Flagship-Level Battery, Mid-Range Hardware

The defining feature of the Honor Win Turbo is its massive battery, tipped at around 10,000mAh (10,080mAh in one leak), matching the headline capacity of earlier Win-series models. This is unusual territory for a mid-range smartphone, where 5,000mAh is still typical. Honor is reportedly pairing this battery with 80W fast charging, underscoring a focus on longevity without sacrificing turnaround time. Instead of chasing ultra-high-end silicon, the Win Turbo is expected to mirror the Honor Power 2’s configuration, with up to 16GB of RAM and 512GB of storage suggested. That combination turns the battery into the star of the show: endurance first, performance second. By separating gigantic capacity from ultra-premium pricing and hardware, Honor is trying to make all-day (and possibly multi-day) usage a mainstream expectation rather than a specialist feature reserved for gaming phones.

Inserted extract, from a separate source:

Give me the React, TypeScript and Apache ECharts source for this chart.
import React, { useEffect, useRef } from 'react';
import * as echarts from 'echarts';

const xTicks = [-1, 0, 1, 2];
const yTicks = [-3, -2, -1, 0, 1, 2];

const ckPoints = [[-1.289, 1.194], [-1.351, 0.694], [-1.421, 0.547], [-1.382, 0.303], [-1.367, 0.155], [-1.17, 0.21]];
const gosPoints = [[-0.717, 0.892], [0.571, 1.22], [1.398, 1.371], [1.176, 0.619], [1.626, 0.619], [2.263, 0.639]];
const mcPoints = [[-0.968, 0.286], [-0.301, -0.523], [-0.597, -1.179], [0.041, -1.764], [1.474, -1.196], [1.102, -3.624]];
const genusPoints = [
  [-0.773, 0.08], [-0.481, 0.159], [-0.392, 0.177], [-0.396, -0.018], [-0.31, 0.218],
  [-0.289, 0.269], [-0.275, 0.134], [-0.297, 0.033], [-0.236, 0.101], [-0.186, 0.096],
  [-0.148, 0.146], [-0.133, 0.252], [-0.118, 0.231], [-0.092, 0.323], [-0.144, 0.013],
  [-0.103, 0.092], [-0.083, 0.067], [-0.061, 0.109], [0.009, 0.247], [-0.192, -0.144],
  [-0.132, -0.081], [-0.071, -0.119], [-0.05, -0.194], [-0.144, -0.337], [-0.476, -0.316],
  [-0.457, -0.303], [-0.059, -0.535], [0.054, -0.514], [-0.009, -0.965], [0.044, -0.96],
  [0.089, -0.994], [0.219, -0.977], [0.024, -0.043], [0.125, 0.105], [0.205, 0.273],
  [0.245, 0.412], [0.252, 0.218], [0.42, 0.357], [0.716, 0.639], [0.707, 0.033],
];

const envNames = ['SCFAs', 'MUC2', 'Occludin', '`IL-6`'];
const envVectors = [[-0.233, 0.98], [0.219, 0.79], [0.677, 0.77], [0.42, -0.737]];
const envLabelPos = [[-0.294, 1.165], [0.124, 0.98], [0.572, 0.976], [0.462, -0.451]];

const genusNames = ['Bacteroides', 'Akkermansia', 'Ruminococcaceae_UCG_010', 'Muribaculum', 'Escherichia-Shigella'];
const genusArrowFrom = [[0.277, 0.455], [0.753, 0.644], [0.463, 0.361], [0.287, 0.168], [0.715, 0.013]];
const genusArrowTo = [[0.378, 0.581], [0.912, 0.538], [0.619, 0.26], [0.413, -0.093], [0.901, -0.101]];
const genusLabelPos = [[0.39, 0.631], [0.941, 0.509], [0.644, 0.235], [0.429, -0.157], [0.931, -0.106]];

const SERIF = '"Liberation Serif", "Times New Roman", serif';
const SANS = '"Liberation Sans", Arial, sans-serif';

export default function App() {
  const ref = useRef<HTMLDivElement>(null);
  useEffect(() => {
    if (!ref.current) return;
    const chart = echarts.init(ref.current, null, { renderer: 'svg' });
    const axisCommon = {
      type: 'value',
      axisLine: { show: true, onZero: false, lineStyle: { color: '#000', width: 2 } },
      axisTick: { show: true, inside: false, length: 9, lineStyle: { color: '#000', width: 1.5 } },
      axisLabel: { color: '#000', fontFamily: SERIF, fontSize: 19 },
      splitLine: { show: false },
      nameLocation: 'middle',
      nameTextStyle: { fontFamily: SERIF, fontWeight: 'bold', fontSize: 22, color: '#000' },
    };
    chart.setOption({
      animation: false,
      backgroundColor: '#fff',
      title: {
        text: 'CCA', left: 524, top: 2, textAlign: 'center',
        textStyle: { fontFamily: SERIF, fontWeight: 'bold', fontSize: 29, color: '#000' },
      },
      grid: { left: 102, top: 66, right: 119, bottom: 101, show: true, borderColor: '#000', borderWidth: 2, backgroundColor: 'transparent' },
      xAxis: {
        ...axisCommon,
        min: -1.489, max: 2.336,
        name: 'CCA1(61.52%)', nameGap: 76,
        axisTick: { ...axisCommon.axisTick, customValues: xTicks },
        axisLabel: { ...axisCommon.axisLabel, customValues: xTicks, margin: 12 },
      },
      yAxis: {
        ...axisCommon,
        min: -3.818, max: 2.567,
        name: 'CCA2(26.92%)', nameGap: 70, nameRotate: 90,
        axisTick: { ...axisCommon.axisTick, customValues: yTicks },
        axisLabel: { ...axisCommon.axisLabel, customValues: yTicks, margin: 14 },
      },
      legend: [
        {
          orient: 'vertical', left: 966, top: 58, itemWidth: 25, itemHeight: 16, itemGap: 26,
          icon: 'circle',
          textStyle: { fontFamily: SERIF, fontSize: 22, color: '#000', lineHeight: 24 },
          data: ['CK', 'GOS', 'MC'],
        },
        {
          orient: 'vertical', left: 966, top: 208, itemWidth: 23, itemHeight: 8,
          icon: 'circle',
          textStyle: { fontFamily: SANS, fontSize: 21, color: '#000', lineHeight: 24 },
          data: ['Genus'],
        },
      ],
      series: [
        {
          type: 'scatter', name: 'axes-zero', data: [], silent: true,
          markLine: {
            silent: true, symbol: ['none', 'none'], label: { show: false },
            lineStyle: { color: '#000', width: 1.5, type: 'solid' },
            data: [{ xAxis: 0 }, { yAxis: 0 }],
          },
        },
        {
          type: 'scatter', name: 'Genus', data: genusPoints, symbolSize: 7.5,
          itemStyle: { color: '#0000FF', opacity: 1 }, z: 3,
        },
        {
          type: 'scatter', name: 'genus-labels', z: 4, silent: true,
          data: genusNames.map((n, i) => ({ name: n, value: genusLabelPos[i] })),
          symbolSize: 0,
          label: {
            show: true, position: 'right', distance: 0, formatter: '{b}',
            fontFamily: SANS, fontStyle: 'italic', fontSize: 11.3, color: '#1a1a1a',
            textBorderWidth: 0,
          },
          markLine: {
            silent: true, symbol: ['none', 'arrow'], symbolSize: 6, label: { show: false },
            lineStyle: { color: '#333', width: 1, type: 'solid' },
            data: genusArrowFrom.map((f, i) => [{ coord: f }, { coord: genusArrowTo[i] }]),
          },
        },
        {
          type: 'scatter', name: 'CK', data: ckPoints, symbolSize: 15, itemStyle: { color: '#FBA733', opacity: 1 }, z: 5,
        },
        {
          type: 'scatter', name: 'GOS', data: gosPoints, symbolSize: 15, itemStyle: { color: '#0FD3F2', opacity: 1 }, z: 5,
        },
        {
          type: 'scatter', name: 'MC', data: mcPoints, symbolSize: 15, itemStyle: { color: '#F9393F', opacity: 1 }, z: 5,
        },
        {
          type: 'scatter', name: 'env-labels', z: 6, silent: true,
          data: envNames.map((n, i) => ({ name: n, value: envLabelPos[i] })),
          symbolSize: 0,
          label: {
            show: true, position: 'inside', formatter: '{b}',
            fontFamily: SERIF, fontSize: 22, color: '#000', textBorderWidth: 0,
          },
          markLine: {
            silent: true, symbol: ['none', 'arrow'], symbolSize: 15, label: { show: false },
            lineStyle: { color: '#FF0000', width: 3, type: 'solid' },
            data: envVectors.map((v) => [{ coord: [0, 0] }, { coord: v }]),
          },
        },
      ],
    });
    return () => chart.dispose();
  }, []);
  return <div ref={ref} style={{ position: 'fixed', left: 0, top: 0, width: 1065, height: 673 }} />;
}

Dimensity Chipset Targets Efficiency Over Raw Power

Unlike the Snapdragon 8 Elite processors used in earlier Win-series models, the Honor Win Turbo is expected to run on MediaTek’s Dimensity 8500 Elite chipset. This move signals a shift from raw flagship performance to a more balanced efficiency profile. Dimensity platforms are typically designed to deliver capable everyday performance while keeping power consumption under control, which pairs naturally with a huge 10000mAh-class battery. The rumored 1.5K LTPS flat display and metal frame suggest an upmarket feel without the thermal and cost overheads of a top-tier gaming rig. The absence of a built-in cooling fan—another reported change from previous Win phones—also points to a device tuned for sustained, moderate workloads rather than extreme performance bursts. Taken together, the Dimensity chipset and cooling choices reinforce Honor’s positioning of the Win Turbo as a durable, dependable daily driver rather than a niche performance monster.

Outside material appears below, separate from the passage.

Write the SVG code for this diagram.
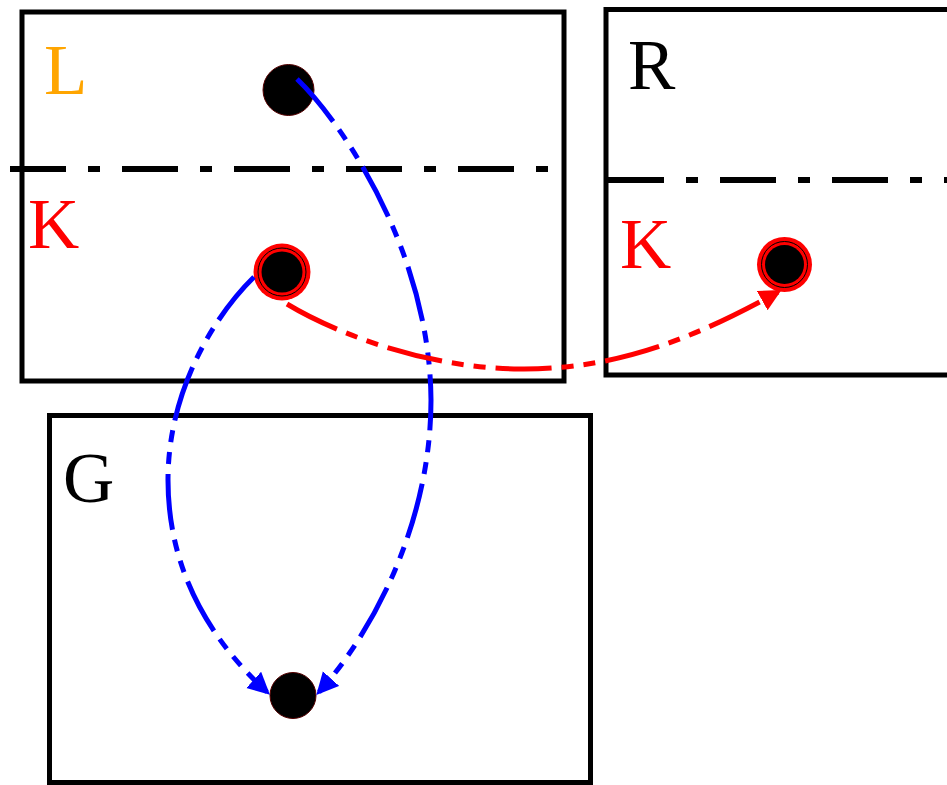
<svg xmlns="http://www.w3.org/2000/svg" width="947" height="785" viewBox="0 0 947 785">
<style>
.box{fill:none;stroke:#000;stroke-width:5}
.sep{stroke:#000;stroke-width:6;stroke-dasharray:56 22 12 22;fill:none}
.lbl{font-family:"Liberation Serif",serif;font-size:71px}
.node{fill:#000;stroke:#500;stroke-width:1}
.edge{fill:none;stroke-width:5;stroke-dasharray:56 10 12 10 12 10}
</style>
<defs>
<marker id="ab" markerUnits="userSpaceOnUse" markerWidth="24" markerHeight="24" refX="18" refY="11" orient="auto"><path d="M0,0 L22,11 L0,22 z" fill="#00f"/></marker>
<marker id="ar" markerUnits="userSpaceOnUse" markerWidth="24" markerHeight="24" refX="18" refY="11" orient="auto"><path d="M0,0 L22,11 L0,22 z" fill="#f00"/></marker>
</defs>
<g id="L">
<rect class="box" x="22" y="12" width="542" height="369"/>
<line class="sep" x1="10" y1="169" x2="558" y2="169"/>
<text class="lbl" x="44" y="94" fill="#FFA500">L</text>
<text class="lbl" x="28" y="248" fill="#F00">K</text>
</g>
<g id="R">
<rect class="box" x="606" y="9.5" width="400" height="365.5"/>
<line class="sep" x1="608" y1="180" x2="947" y2="180"/>
<text class="lbl" x="628" y="89" fill="#000">R</text>
<text class="lbl" x="620" y="268" fill="#F00">K</text>
</g>
<g id="G">
<rect class="box" x="49.5" y="415.5" width="541" height="367"/>
<text class="lbl" x="63" y="502" fill="#000">G</text>
</g>
<g id="nL"><circle class="node" cx="288.5" cy="90" r="25.5"/></g>
<g id="nK1">
<circle cx="282" cy="272" r="28.5" fill="#f00"/>
<circle cx="282" cy="272" r="24" fill="none" stroke="#000" stroke-width="1"/>
<circle cx="282" cy="272" r="20.5" fill="#000"/>
</g>
<g id="nK2">
<circle cx="784.5" cy="264.5" r="27.5" fill="#f00"/>
<circle cx="784.5" cy="264.5" r="23" fill="none" stroke="#000" stroke-width="1"/>
<circle cx="784.5" cy="264.5" r="19.5" fill="#000"/>
</g>
<g id="nG"><circle class="node" cx="293" cy="695.5" r="23"/></g>
<g id="edges">
<path class="edge" stroke="#00f" marker-end="url(#ab)" d="M297,79 C340,120 430,250 431,400 C431,520 375,630 319,692"/>
<path class="edge" stroke="#00f" marker-end="url(#ab)" d="M254,277 C215,315 168,390 168,480 C168,570 210,640 267,692"/>
<path class="edge" stroke="#f00" marker-end="url(#ar)" d="M287,304 C330,330 420,368 520,369 C620,370 700,335 778,292"/>
</g>
</svg>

Camera and Design: Practical, Not Flashy

On the imaging front, the Honor Win Turbo is said to feature a triple rear camera system anchored by a 50MP main sensor with optical image stabilization. Leaks suggest this will be joined by a 5MP ultra-wide lens, while a 16MP front camera will handle selfies and video calls. The horizontal matrix-style camera module differentiates the Win Turbo visually from its siblings, while the flat 1.5K LTPS display and metal frame hint at a solid in-hand feel. Color options include black and white, with blue also appearing in retail listings, giving buyers a few mainstream choices. Overall, the design language leans toward clean and practical rather than experimental. The hardware story is similar: capable cameras and a quality screen, but with the focus clearly kept on endurance and reliability instead of pushing boundaries in zoom, refresh rate, or bleeding-edge design flourishes.

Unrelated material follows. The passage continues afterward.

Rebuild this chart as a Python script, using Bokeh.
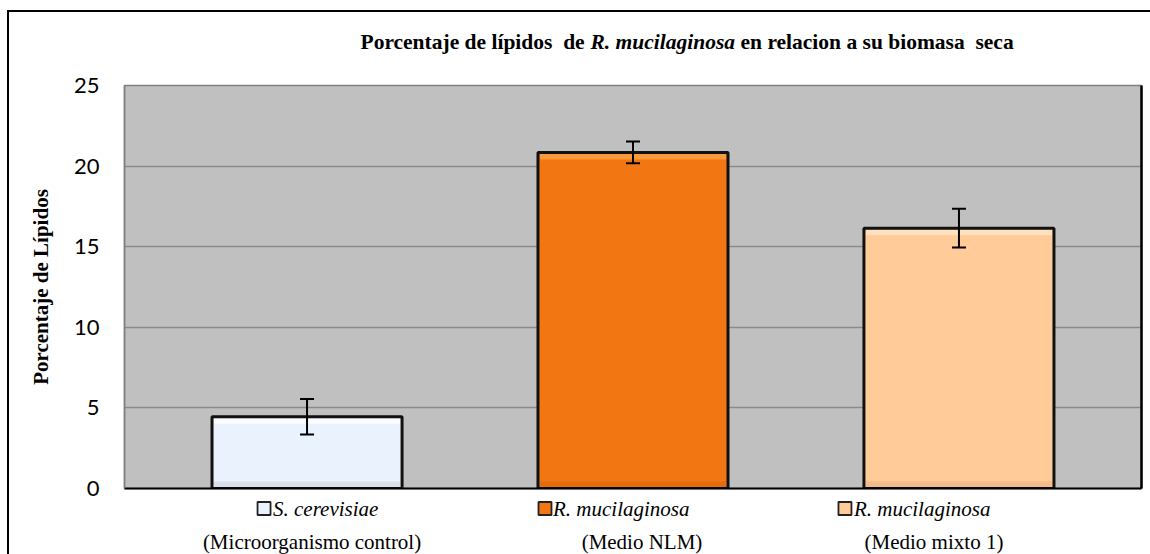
from bokeh.plotting import figure
from bokeh.layouts import column
from bokeh.models import (FactorRange, Range1d, Whisker, ColumnDataSource,
                          LinearAxis, TeeHead, FixedTicker)
from bokeh.embed import file_html
from bokeh.resources import INLINE
from bokeh.core.properties import value

# ---- data ----
species = ["S. cerevisiae", "R. mucilaginosa", "R. mucilaginosa"]
medium = ["(Microorganismo control)", "(Medio NLM)", "(Medio mixto 1)"]
lipids = [4.45, 20.85, 16.15]
errors = [1.1, 0.68, 1.2]
colors = ["#EAF3FD", "#F27713", "#FFCB98"]
highlight = ["#FFFFFF", "#F9A548", "#FFE8CC"]
shade = ["#C9D3DE", "#D9650D", "#E9B07C"]
y_ticks = [0, 5, 10, 15, 20, 25]
title_parts = ["Porcentaje de lípidos\u00a0 de", "R. mucilaginosa", "en relacion a su biomasa\u00a0 seca"]
title_styles = ["bold", "bold italic", "bold"]
y_label = "Porcentaje de Lípidos"

W = 1150
FRAME_L, FRAME_R = 124, 9
FRAME_T, FRAME_B = 85, 488
PAD_SIDE = 0.06
BAR_W = 0.583
xr = FactorRange(factors=medium, range_padding=PAD_SIDE, range_padding_units="absolute")
px_per_unit = (W - FRAME_L - FRAME_R) / (len(medium) + 2 * PAD_SIDE)
py_per_unit = (FRAME_B - FRAME_T) / (y_ticks[-1] - y_ticks[0])

# ---------------- title strip ----------------
TH = 70
tf = figure(width=W, height=TH, output_backend="svg", toolbar_location=None,
            x_range=Range1d(FRAME_L, W - FRAME_R), y_range=Range1d(TH, 0),
            x_axis_location=None, y_axis_location=None,
            min_border_left=FRAME_L, min_border_right=FRAME_R,
            min_border_top=0, min_border_bottom=0)
tf.background_fill_alpha = 0
tf.border_fill_alpha = 0
tf.outline_line_color = None
tf.grid.visible = False
title_x = [360, 590, 740]
tf.text(x=title_x, y=[41.5] * 3, text=title_parts,
        text_font=value("Liberation Serif"), text_font_size="21.5px",
        text_font_style=title_styles, text_color="black",
        text_align="left", text_baseline="middle")

# ---------------- main chart ----------------
d_in = 1.5 / py_per_unit
d_band = 7 / py_per_unit
src = ColumnDataSource(dict(
    x=medium, top=lipids, color=colors,
    upper=[v + e for v, e in zip(lipids, errors)],
    lower=[v - e for v, e in zip(lipids, errors)],
    hl_top=[v - d_in for v in lipids], hl_bot=[v - d_band for v in lipids],
    sh_top=[d_band] * len(lipids), sh_bot=[d_in] * len(lipids),
    hl=highlight, sh=shade,
))

p = figure(width=W, height=500 - TH, output_backend="svg", toolbar_location=None,
           x_range=xr, y_range=Range1d(y_ticks[0], y_ticks[-1]),
           min_border_left=FRAME_L, min_border_right=FRAME_R,
           min_border_top=FRAME_T - TH, min_border_bottom=12)
p.background_fill_color = "#C0C0C0"
p.border_fill_alpha = 0
p.outline_line_color = "#7F7F7F"
p.outline_line_width = 1.5

inner_w = BAR_W - 4 / px_per_unit
p.vbar(x="x", top="top", width=BAR_W, source=src, fill_color="color", line_color=None)
p.vbar(x="x", top="hl_top", bottom="hl_bot", width=inner_w, source=src,
       fill_color="hl", fill_alpha=0.75, line_color=None)
p.vbar(x="x", top="sh_top", bottom="sh_bot", width=inner_w, source=src,
       fill_color="sh", fill_alpha=0.6, line_color=None)
p.vbar(x="x", top="top", width=BAR_W, source=src, fill_color=None,
       line_color="#111111", line_width=3)

w = Whisker(base="x", upper="upper", lower="lower", source=src, level="overlay",
            line_color="black", line_width=2,
            upper_head=TeeHead(size=14, line_color="black", line_width=2),
            lower_head=TeeHead(size=14, line_color="black", line_width=2))
p.add_layout(w)

yax = p.yaxis[0]
yax.ticker = FixedTicker(ticks=y_ticks)
yax.major_tick_out = 0
yax.major_tick_in = 0
yax.minor_tick_out = 0
yax.minor_tick_in = 0
yax.axis_line_color = "#7F7F7F"
yax.axis_line_width = 1.5
yax.major_label_standoff = 25
yax.major_label_text_font = "Lato"
yax.major_label_text_font_size = "22px"
yax.major_label_text_color = "black"
yax.axis_label = y_label
yax.axis_label_text_font = "Liberation Serif"
yax.axis_label_text_font_style = "bold"
yax.axis_label_text_font_size = "21px"
yax.axis_label_text_color = "black"
yax.axis_label_standoff = 18

p.ygrid.grid_line_color = "#8A8A8A"
p.ygrid.grid_line_width = 1.5
p.xgrid.grid_line_color = None

xax = p.xaxis[0]
xax.axis_line_color = "black"
xax.axis_line_width = 2
xax.major_tick_out = 0
xax.major_tick_in = 0
xax.major_label_text_font_size = "0px"
xax.major_label_standoff = 0

rax = LinearAxis(axis_line_color="black", axis_line_width=2.5, major_tick_out=0, major_tick_in=0,
                 minor_tick_out=0, minor_tick_in=0, major_label_text_font_size="0px",
                 major_label_standoff=0, ticker=FixedTicker(ticks=y_ticks))
p.add_layout(rax, "right")

# ---------------- category labels strip ----------------
lf = figure(width=W, height=54, output_backend="svg", toolbar_location=None,
            x_range=xr, y_range=Range1d(54, 0),
            x_axis_location=None, y_axis_location=None,
            min_border_left=FRAME_L, min_border_right=FRAME_R,
            min_border_top=0, min_border_bottom=0)
lf.background_fill_alpha = 0
lf.border_fill_alpha = 0
lf.outline_line_color = None
lf.grid.visible = False

sq_off = [-43, -88, -114]
txt_off = [-34, -80, -105]
med_off = [5, 9, -25]
sq_x = [i + 0.5 + o / px_per_unit for i, o in enumerate(sq_off)]
lf.scatter(x=sq_x, y=[8] * 3, marker="square", size=13, fill_color=colors,
           line_color="#222222", line_width=1.8)
lf.text(x=medium, y=[8] * 3, text=species, x_offset=txt_off,
        text_font=value("Liberation Serif"), text_font_style="italic",
        text_font_size="21px", text_color="black",
        text_align="left", text_baseline="middle")
lf.text(x=medium, y=[41] * 3, text=medium, x_offset=med_off,
        text_font=value("Liberation Serif"), text_font_size="21px", text_color="black",
        text_align="center", text_baseline="middle")

layout = column(tf, p, lf, spacing=0)
layout.styles = {"background-color": "white",
                 "box-shadow": "inset 7px 10px 0 0 white, inset 9px 12px 0 0 black"}

open("out.html", "w").write(file_html(layout, INLINE))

Pre-Orders Signal Demand for Battery-Centric Mid-Range Phones

Pre-orders for the Honor Win Turbo are already live ahead of the May 29 unveiling, a sign that Honor is confident the device’s battery-first pitch will resonate. The Win series has quickly become associated with oversized batteries, and the Turbo extends that identity into the mid-range smartphone space. For buyers who commute long hours, game casually, or rely heavily on hotspot and video streaming, the promise of a 10000mAh battery phone with balanced Dimensity power could be compelling. By stripping out cost-adding extras like a built-in cooling fan while retaining a large cell, fast charging, and a competent camera setup, Honor is testing whether battery capacity alone can serve as a primary differentiator. If pre-order numbers hold strong and user feedback is positive, the Win Turbo could encourage more brands to treat multi-day endurance as a central selling point rather than an afterthought.